College Hill Cemetery was established in 1899 and last documented as a burial ground in 1942. It then became overgrown with grass, weeds and trees.

In 1950, the Italian Club bought that piece of land from individuals who have no known link to College Hill Cemetery. It’s unknown if headstones were still there or if anyone involved in the sale knew that it was a cemetery.

This overlay of maps from the late 1800s over a modern map shows that College Hill Cemetery's Cuban and Black sections were located where the Italian Club Cemetery's parking lot and mausoleum are located today. The Cuban section is closest to the road. The Black section is in the bottom corner.
This overlay of maps from the late 1800s over a modern map shows that College Hill Cemetery's Cuban and Black sections were located where the Italian Club Cemetery's parking lot and mausoleum are located today. The Cuban section is closest to the road. The Black section is in the bottom corner. [ Courtesy of the Florida Public Archaeology Network ]

In recent years and in response to Times research, archaeologists have confirmed that six sites throughout the Tampa Bay region are home to erased or forgotten graves tied to pioneering Black communities. Another five sites, including College Hill Cemetery, have been identified as likely locations but have not yet been surveyed by archaeologists.

Two were confirmed in Clearwater and another in St.
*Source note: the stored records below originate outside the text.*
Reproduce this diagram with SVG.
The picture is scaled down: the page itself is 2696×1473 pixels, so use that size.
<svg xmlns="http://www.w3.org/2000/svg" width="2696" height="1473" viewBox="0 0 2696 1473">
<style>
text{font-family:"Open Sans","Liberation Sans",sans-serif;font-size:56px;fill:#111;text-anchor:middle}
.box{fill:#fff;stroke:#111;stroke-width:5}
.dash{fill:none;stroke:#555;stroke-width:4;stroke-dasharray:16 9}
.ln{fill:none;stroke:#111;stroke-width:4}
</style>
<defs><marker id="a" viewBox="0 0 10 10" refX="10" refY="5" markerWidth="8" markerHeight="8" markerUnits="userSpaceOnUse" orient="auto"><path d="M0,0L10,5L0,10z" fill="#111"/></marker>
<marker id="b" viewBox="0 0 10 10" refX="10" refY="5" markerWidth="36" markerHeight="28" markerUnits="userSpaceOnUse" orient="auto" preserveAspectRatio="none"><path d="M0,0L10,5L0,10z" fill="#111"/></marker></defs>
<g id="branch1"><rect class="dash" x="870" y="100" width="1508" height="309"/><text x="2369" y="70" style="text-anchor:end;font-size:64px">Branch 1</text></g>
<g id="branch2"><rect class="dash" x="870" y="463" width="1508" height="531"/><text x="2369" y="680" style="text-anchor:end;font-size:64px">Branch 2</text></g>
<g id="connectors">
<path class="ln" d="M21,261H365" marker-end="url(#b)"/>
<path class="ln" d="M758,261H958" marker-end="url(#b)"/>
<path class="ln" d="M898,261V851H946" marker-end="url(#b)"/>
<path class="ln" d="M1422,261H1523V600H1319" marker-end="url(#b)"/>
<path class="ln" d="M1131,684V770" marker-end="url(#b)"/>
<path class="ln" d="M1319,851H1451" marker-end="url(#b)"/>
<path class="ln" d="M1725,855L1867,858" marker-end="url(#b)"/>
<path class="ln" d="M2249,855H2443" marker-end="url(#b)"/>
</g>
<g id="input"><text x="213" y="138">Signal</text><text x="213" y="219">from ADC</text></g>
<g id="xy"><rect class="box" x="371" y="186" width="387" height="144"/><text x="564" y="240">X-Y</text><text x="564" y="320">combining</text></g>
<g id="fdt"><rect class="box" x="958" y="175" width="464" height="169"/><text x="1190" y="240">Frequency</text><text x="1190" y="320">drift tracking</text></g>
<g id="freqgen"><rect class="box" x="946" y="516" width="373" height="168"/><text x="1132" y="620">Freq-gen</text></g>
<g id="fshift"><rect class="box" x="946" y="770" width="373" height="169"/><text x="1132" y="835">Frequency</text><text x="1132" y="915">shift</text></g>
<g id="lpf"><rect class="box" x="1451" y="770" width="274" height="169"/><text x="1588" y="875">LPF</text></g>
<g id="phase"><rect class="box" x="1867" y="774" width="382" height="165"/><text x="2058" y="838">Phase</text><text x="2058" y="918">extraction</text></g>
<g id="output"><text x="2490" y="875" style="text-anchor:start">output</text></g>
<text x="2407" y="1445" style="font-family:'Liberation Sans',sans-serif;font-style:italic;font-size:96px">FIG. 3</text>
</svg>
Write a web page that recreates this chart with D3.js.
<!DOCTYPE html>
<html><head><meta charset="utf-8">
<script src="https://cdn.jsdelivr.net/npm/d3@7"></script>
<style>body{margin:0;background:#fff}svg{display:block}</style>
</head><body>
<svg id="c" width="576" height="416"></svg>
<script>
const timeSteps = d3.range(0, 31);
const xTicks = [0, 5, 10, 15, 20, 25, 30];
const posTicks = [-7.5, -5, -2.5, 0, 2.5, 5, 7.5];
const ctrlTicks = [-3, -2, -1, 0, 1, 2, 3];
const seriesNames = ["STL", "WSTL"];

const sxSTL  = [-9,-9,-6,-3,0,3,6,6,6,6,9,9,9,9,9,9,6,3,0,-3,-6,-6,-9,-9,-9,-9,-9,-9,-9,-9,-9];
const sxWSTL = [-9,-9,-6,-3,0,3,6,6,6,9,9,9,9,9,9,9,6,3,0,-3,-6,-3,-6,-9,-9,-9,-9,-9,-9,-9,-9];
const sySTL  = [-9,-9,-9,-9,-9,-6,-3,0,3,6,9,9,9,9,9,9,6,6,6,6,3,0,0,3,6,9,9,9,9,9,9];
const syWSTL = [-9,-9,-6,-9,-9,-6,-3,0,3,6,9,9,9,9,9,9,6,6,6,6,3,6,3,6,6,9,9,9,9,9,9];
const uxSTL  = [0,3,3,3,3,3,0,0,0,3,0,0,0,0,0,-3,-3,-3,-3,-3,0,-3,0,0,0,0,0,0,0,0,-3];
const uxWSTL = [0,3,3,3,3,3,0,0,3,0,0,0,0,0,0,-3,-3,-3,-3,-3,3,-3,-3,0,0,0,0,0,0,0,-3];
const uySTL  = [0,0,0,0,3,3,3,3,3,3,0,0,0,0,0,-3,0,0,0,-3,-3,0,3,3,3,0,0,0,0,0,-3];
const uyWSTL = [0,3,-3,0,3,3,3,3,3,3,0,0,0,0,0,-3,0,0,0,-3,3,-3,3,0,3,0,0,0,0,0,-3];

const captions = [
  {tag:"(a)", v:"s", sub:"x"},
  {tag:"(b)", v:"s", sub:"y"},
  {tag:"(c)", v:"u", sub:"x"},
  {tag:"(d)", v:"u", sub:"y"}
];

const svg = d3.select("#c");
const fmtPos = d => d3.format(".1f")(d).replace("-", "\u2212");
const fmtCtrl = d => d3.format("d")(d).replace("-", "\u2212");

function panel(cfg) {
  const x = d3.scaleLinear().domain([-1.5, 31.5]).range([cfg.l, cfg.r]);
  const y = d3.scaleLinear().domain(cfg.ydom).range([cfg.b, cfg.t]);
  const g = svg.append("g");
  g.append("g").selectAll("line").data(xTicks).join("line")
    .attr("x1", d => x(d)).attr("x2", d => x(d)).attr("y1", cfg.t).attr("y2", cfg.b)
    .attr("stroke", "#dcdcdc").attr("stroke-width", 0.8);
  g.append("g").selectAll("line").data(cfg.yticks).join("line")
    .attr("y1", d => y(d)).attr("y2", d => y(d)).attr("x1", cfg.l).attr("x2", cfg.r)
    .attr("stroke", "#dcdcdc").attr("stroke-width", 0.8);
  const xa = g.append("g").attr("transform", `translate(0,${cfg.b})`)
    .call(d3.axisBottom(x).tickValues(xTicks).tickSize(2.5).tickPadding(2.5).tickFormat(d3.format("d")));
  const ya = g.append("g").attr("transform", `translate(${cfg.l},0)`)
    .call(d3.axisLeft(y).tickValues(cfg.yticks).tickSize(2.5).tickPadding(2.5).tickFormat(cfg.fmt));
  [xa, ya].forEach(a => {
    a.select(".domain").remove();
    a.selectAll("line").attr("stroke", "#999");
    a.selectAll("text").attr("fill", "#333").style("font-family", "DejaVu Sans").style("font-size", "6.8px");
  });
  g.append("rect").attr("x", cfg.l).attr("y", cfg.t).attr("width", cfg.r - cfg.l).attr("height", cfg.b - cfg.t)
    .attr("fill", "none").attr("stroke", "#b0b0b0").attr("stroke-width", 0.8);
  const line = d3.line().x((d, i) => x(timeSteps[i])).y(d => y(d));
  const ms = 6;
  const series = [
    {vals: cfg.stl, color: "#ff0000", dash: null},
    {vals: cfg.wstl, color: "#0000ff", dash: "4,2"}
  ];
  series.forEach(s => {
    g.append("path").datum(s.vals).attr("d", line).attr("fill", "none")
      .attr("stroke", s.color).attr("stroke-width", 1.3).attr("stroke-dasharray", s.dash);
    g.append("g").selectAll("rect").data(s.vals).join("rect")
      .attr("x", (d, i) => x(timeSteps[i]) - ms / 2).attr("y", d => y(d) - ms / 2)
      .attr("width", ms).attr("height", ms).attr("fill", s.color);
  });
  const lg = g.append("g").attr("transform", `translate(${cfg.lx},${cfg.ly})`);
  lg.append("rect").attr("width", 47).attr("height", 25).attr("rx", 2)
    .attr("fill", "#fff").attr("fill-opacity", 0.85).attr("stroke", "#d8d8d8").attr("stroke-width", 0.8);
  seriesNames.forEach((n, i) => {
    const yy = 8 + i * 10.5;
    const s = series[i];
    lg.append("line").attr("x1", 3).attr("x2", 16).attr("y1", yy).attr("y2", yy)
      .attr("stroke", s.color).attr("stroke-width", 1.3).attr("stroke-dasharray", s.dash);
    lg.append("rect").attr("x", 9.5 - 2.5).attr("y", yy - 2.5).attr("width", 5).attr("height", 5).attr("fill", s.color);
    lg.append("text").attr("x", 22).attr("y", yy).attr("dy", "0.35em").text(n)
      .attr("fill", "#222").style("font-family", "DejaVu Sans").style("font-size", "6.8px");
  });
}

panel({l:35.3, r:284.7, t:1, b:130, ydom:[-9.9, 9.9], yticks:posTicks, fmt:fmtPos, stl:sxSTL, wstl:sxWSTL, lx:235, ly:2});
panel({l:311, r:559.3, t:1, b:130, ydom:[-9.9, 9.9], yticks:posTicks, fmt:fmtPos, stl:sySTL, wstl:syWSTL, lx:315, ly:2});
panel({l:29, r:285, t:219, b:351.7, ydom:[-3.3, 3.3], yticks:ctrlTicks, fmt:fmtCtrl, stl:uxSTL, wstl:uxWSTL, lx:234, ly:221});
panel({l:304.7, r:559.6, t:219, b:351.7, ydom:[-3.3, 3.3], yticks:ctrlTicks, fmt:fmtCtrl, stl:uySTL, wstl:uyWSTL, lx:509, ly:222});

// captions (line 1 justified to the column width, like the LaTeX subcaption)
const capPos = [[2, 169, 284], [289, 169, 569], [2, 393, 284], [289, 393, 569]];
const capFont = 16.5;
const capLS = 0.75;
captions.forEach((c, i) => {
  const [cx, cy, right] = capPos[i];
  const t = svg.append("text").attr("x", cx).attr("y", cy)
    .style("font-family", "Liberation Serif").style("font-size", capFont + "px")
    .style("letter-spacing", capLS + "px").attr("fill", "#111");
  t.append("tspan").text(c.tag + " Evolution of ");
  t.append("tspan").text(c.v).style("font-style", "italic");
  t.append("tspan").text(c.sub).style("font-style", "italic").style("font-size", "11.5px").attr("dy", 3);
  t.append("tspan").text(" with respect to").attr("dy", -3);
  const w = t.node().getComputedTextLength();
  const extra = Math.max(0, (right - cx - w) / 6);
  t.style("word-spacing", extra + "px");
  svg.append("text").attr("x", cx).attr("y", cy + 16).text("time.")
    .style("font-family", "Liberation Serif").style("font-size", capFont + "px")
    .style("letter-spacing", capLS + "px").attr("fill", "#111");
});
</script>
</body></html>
Petersburg through city-funded surveys.

“I just want to know if my uncle and 1,200 others are still there,” Alderman wrote in her email. “And if not ... where are they?”

They could have been dumped on the neighboring land that today is a city-owned retention pond.

Siblings previously told the Times that they discovered a mass grave on that property when the pond was being dug in the 1970s.

If a survey of the Italian Club parking lot finds that graves were moved, Alderman wrote, the city should then investigate the pond.

“I have found forgiveness in my heart for what happened to my great uncle and the 1,200 lost,” Alderman wrote. “But with forgiveness comes hope ... I am seeking some answers and closure to this.”